Michael Birkel says early Friends sought to read the Bible “in the same Spirit that Gave them forth.” “Early Friends used biblical language to describe their inward experiences.” “They did not simply read the scriptures. They lived them. For them, reading the Bible was not just an exercise in information. It was an invitation to transformation.”

This is what I mean by saying that Quakers read the bible with empathy. There are many example of this from early Friends such as Fox (cf. Michael Birkel – p.3-11). For instance, Birkel shows in just three of Fox’s sentences written to friends there are 7 references that Fox never cites but uses as his own language.

Early Friends sought to read in ways that helped them reflect on the Spirit behind the Scripture, so that they could incorporate it into themselves, and they into it:

In 2 Corinthians 3 it says “our competence is from God, who has made us competent to be ministers of a new covenant, not of letter but of spirit; for the letter kills, but the Spirit gives life.”
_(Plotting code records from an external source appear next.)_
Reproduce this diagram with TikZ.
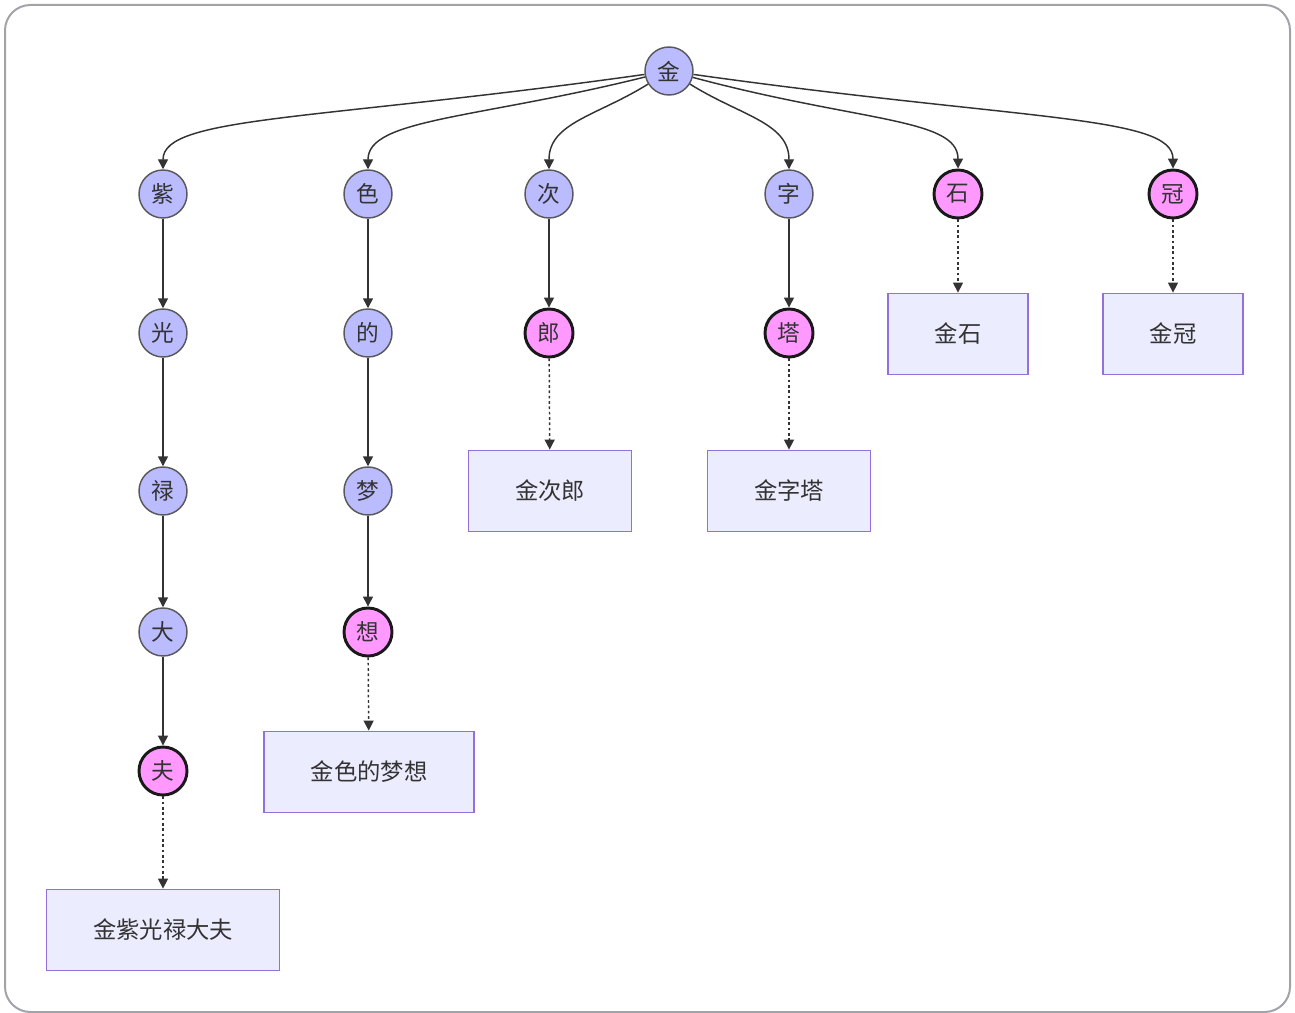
\documentclass[tikz,border=0pt]{standalone}
\usepackage{fontspec}
\setmainfont{Noto Sans CJK SC}
\usetikzlibrary{arrows.meta}
\definecolor{bluef}{HTML}{BBBBFF}
\definecolor{pinkf}{HTML}{FF99FF}
\definecolor{rectf}{HTML}{ECECFF}
\definecolor{rectd}{HTML}{9370DB}
\definecolor{txt}{HTML}{333333}
\definecolor{edge}{HTML}{333333}
\definecolor{frame}{HTML}{A0A4AA}
\tikzset{
  bc/.style={circle,draw=black!65,fill=bluef,line width=1.1pt,minimum size=36pt,inner sep=0pt,text=txt,font=\fontsize{17}{20}\selectfont},
  pc/.style={circle,draw=black!90,fill=pinkf,line width=2.2pt,minimum size=36pt,inner sep=0pt,text=txt,font=\fontsize{17}{20}\selectfont},
  leaf/.style={rectangle,draw=rectd,fill=rectf,line width=1.1pt,minimum height=61pt,inner xsep=35pt,text=txt,font=\fontsize{17.5}{20}\selectfont},
  arr/.style={draw=edge,line width=1.1pt,-{Triangle[length=7.5pt,width=7.5pt]}},
  dotarr/.style={arr,dash pattern=on 2pt off 2pt}
}
\begin{document}
\begin{tikzpicture}[x=0.75pt,y=0.75pt]
\useasboundingbox (0,0) rectangle (1295,-1013);
\draw[frame,line width=1.5pt,rounded corners=19pt] (5,-5) rectangle (1290,-1012);

\node[bc] (jin) at (669,-71) {金};
% level 1
\node[bc] (zi) at (163,-194) {紫};
\node[bc] (se) at (368,-194) {色};
\node[bc] (ci) at (549,-194) {次};
\node[bc] (zz) at (789,-194) {字};
\node[pc] (shi) at (958,-194) {石};
\node[pc] (guan) at (1173,-194) {冠};
% level 2
\node[bc] (guang) at (163,-333) {光};
\node[bc] (de) at (368,-333) {的};
\node[pc] (lang) at (549,-333) {郎};
\node[pc] (ta) at (789,-333) {塔};
\node[leaf] (jinshi) at (958,-334) {金石};
\node[leaf] (jinguan) at (1173,-334) {金冠};
% level 3
\node[bc] (lu) at (163,-491) {禄};
\node[bc] (meng) at (368,-491) {梦};
\node[leaf] (jinciilang) at (550,-491) {金次郎};
\node[leaf] (jinzita) at (789,-491) {金字塔};
% level 4
\node[bc] (da) at (163,-632) {大};
\node[pc] (xiang) at (368,-632) {想};
% level 5
\node[pc] (fu) at (163,-771) {夫};
\node[leaf] (jinse) at (369,-772) {金色的梦想};
% level 6
\node[leaf] (jinzi) at (163,-930) {金紫光禄大夫};

% curved edges
\draw[arr] (jin) to[out=188,in=90,out distance=250pt,in distance=40pt] (zi);
\draw[arr] (jin) to[out=194,in=90,out distance=130pt,in distance=38pt] (se);
\draw[arr] (jin) to[out=212,in=90,out distance=45pt,in distance=35pt] (ci);
\draw[arr] (jin) to[out=-32,in=90,out distance=45pt,in distance=35pt] (zz);
\draw[arr] (jin) to[out=-15,in=90,out distance=130pt,in distance=38pt] (shi);
\draw[arr] (jin) to[out=-8,in=90,out distance=250pt,in distance=40pt] (guan);

% straight edges
\draw[arr] (zi) -- (guang);
\draw[arr] (guang) -- (lu);
\draw[arr] (lu) -- (da);
\draw[arr] (da) -- (fu);
\draw[dotarr] (fu) -- (jinzi);

\draw[arr] (se) -- (de);
\draw[arr] (de) -- (meng);
\draw[arr] (meng) -- (xiang);
\draw[dotarr] (xiang) -- (jinse);

\draw[arr] (ci) -- (lang);
\draw[dotarr] (lang) -- (jinciilang);

\draw[arr] (zz) -- (ta);
\draw[dotarr] (ta) -- (jinzita);

\draw[dotarr] (shi) -- (jinshi);
\draw[dotarr] (guan) -- (jinguan);
\end{tikzpicture}
\end{document}
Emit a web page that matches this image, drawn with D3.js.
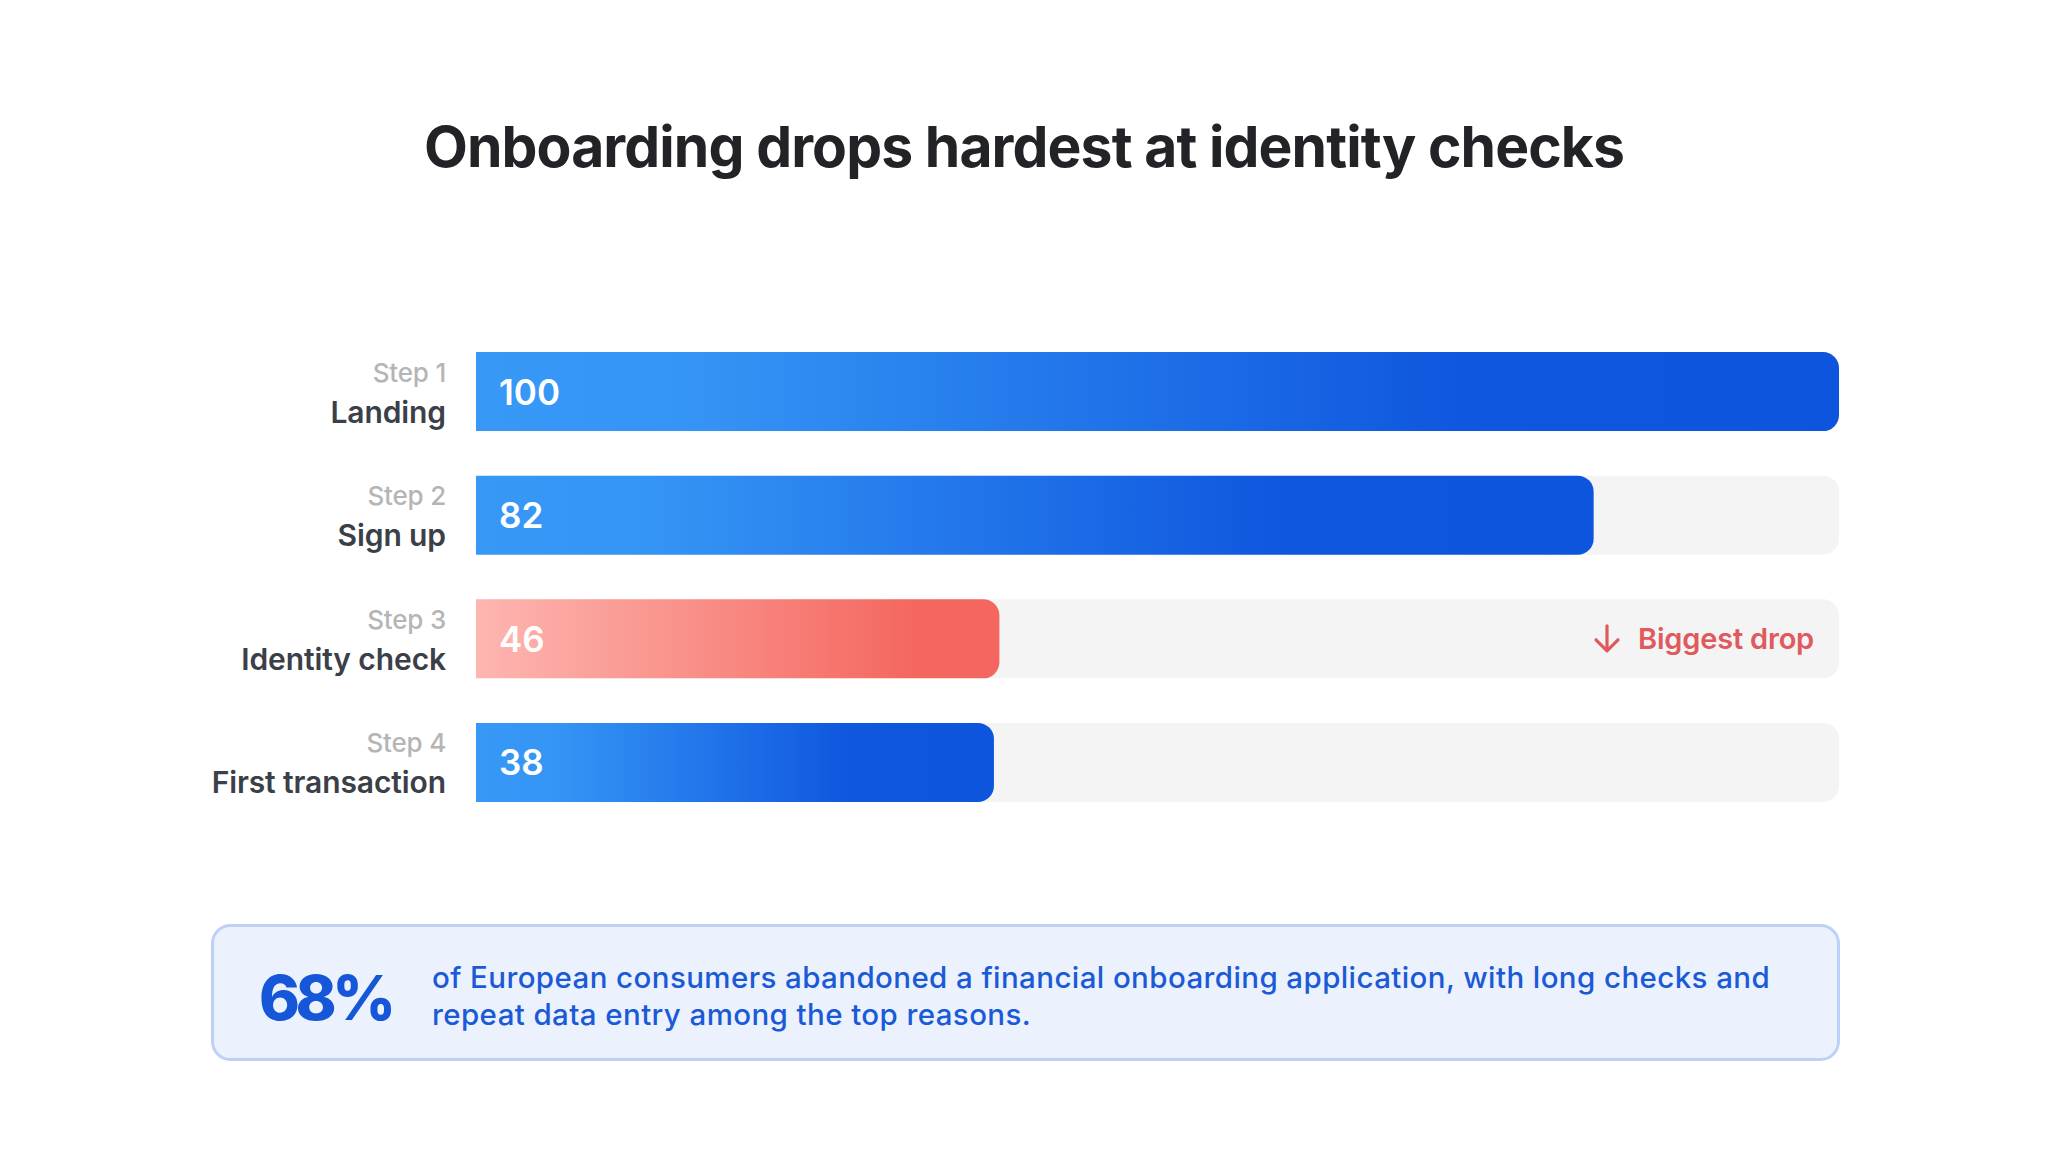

For Quakers, we read the Bible as an interpretive community, working out together what it meant in times past, and what they mean for us today. We like the Ethiopian invite help from our expansive community and from God’s Holy Spirit.  We don’t read for the letter but for the Spirit behind the text, the Spirit who birthed the Scriptures. That same Spirit who penned the Scriptures we now have is the one whom we have access to as the resurrection community.

We are invited to read the Bible as a story that we are intricately a part of, that we are participants in the unfolding of. We read it meditatively seeking allow it to change us, to become the language of our inner landscape, to become our stories, the thing that forms us and our desires, our hopes, and our aims. And with help, may we find transformation just like the Eunuch.

Open Worship
Queries:
1. How might Scripture help to give me language for my “inner landscape?”
2. How might this “interpretive community” help me have a renewed understanding and appreciation for the Bible?
3. What ways might I begin reading the bible with empathy?
4. What places do I need “someone to guide me?”